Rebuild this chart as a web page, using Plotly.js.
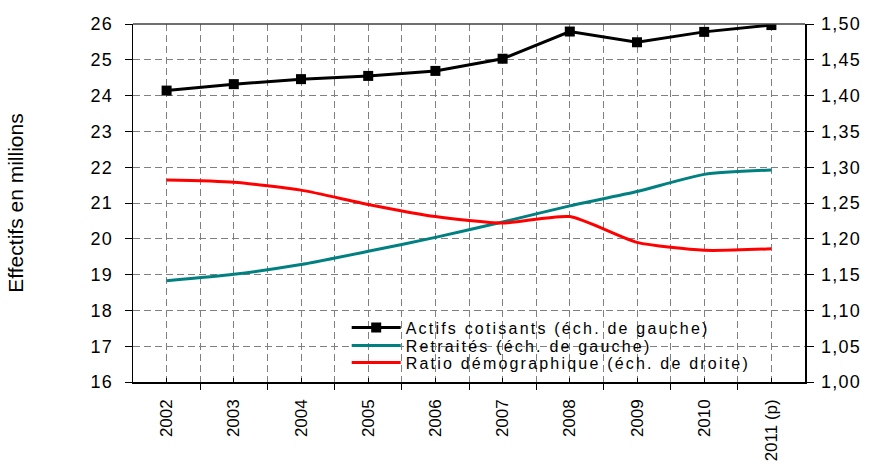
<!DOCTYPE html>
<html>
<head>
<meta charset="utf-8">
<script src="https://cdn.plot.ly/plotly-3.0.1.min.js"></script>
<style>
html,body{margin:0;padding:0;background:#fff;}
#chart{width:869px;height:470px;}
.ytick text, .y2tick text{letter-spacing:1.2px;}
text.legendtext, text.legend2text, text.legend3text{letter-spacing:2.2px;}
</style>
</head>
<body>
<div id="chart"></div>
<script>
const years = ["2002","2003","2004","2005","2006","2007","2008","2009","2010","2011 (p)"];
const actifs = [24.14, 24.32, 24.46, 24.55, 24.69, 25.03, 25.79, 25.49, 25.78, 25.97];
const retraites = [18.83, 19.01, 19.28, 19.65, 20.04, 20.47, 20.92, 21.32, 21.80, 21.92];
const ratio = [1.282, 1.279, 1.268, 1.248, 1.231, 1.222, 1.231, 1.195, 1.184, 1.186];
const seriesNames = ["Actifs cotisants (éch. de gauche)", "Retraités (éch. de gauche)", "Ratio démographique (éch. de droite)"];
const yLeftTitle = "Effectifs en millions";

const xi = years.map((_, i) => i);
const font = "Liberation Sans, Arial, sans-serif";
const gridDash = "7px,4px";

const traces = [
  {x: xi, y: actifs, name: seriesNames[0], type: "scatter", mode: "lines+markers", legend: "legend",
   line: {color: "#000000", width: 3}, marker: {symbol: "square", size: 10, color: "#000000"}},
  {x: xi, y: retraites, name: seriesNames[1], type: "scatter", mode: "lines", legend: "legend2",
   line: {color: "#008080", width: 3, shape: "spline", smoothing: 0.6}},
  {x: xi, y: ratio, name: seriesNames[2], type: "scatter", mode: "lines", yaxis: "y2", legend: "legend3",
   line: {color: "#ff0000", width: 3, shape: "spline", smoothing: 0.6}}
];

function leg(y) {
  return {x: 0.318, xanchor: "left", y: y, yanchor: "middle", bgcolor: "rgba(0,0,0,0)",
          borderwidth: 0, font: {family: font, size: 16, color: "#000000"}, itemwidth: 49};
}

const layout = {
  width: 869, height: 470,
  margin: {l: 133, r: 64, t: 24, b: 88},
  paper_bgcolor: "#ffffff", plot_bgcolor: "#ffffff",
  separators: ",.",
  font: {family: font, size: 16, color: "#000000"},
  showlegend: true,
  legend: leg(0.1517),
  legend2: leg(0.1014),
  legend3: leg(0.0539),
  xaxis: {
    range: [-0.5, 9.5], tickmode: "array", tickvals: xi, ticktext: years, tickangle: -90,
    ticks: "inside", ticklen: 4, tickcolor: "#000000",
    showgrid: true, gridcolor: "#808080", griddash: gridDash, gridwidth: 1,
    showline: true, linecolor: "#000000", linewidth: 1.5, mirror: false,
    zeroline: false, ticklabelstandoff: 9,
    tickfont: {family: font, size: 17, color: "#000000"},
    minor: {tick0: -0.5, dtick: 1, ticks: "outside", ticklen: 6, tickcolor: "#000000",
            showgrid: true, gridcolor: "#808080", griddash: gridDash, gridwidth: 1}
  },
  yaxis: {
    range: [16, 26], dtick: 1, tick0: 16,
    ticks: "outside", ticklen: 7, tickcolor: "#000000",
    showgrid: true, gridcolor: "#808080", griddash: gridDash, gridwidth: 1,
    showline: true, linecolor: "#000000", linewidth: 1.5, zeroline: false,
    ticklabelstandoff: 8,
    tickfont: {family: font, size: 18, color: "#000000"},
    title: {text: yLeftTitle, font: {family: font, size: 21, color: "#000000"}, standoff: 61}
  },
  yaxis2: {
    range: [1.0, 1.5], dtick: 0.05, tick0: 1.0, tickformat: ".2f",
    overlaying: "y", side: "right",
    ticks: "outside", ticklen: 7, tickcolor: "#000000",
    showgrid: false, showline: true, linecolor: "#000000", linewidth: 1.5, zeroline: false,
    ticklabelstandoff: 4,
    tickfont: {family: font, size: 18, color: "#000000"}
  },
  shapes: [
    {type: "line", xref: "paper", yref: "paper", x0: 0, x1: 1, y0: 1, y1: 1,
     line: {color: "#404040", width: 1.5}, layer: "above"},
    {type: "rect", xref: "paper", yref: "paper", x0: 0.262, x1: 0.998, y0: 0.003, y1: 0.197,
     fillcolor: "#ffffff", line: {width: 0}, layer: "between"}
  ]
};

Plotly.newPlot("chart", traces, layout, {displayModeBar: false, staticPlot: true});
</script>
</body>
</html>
- - -
● **What is needed**
Write out the listing word for word, omitting the pictures it holds.

● **Completed exercise**
Rebuild this chart as a web page, using Plotly.js.
<!DOCTYPE html>
<html>
<head>
<meta charset="utf-8">
<script src="https://cdn.plot.ly/plotly-3.0.1.min.js"></script>
<style>
html,body{margin:0;padding:0;background:#fff;}
#chart{width:869px;height:470px;}
.ytick text, .y2tick text{letter-spacing:1.2px;}
text.legendtext, text.legend2text, text.legend3text{letter-spacing:2.2px;}
</style>
</head>
<body>
<div id="chart"></div>
<script>
const years = ["2002","2003","2004","2005","2006","2007","2008","2009","2010","2011 (p)"];
const actifs = [24.14, 24.32, 24.46, 24.55, 24.69, 25.03, 25.79, 25.49, 25.78, 25.97];
const retraites = [18.83, 19.01, 19.28, 19.65, 20.04, 20.47, 20.92, 21.32, 21.80, 21.92];
const ratio = [1.282, 1.279, 1.268, 1.248, 1.231, 1.222, 1.231, 1.195, 1.184, 1.186];
const seriesNames = ["Actifs cotisants (éch. de gauche)", "Retraités (éch. de gauche)", "Ratio démographique (éch. de droite)"];
const yLeftTitle = "Effectifs en millions";

const xi = years.map((_, i) => i);
const font = "Liberation Sans, Arial, sans-serif";
const gridDash = "7px,4px";

const traces = [
  {x: xi, y: actifs, name: seriesNames[0], type: "scatter", mode: "lines+markers", legend: "legend",
   line: {color: "#000000", width: 3}, marker: {symbol: "square", size: 10, color: "#000000"}},
  {x: xi, y: retraites, name: seriesNames[1], type: "scatter", mode: "lines", legend: "legend2",
   line: {color: "#008080", width: 3, shape: "spline", smoothing: 0.6}},
  {x: xi, y: ratio, name: seriesNames[2], type: "scatter", mode: "lines", yaxis: "y2", legend: "legend3",
   line: {color: "#ff0000", width: 3, shape: "spline", smoothing: 0.6}}
];

function leg(y) {
  return {x: 0.318, xanchor: "left", y: y, yanchor: "middle", bgcolor: "rgba(0,0,0,0)",
          borderwidth: 0, font: {family: font, size: 16, color: "#000000"}, itemwidth: 49};
}

const layout = {
  width: 869, height: 470,
  margin: {l: 133, r: 64, t: 24, b: 88},
  paper_bgcolor: "#ffffff", plot_bgcolor: "#ffffff",
  separators: ",.",
  font: {family: font, size: 16, color: "#000000"},
  showlegend: true,
  legend: leg(0.1517),
  legend2: leg(0.1014),
  legend3: leg(0.0539),
  xaxis: {
    range: [-0.5, 9.5], tickmode: "array", tickvals: xi, ticktext: years, tickangle: -90,
    ticks: "inside", ticklen: 4, tickcolor: "#000000",
    showgrid: true, gridcolor: "#808080", griddash: gridDash, gridwidth: 1,
    showline: true, linecolor: "#000000", linewidth: 1.5, mirror: false,
    zeroline: false, ticklabelstandoff: 9,
    tickfont: {family: font, size: 17, color: "#000000"},
    minor: {tick0: -0.5, dtick: 1, ticks: "outside", ticklen: 6, tickcolor: "#000000",
            showgrid: true, gridcolor: "#808080", griddash: gridDash, gridwidth: 1}
  },
  yaxis: {
    range: [16, 26], dtick: 1, tick0: 16,
    ticks: "outside", ticklen: 7, tickcolor: "#000000",
    showgrid: true, gridcolor: "#808080", griddash: gridDash, gridwidth: 1,
    showline: true, linecolor: "#000000", linewidth: 1.5, zeroline: false,
    ticklabelstandoff: 8,
    tickfont: {family: font, size: 18, color: "#000000"},
    title: {text: yLeftTitle, font: {family: font, size: 21, color: "#000000"}, standoff: 61}
  },
  yaxis2: {
    range: [1.0, 1.5], dtick: 0.05, tick0: 1.0, tickformat: ".2f",
    overlaying: "y", side: "right",
    ticks: "outside", ticklen: 7, tickcolor: "#000000",
    showgrid: false, showline: true, linecolor: "#000000", linewidth: 1.5, zeroline: false,
    ticklabelstandoff: 4,
    tickfont: {family: font, size: 18, color: "#000000"}
  },
  shapes: [
    {type: "line", xref: "paper", yref: "paper", x0: 0, x1: 1, y0: 1, y1: 1,
     line: {color: "#404040", width: 1.5}, layer: "above"},
    {type: "rect", xref: "paper", yref: "paper", x0: 0.262, x1: 0.998, y0: 0.003, y1: 0.197,
     fillcolor: "#ffffff", line: {width: 0}, layer: "between"}
  ]
};

Plotly.newPlot("chart", traces, layout, {displayModeBar: false, staticPlot: true});
</script>
</body>
</html>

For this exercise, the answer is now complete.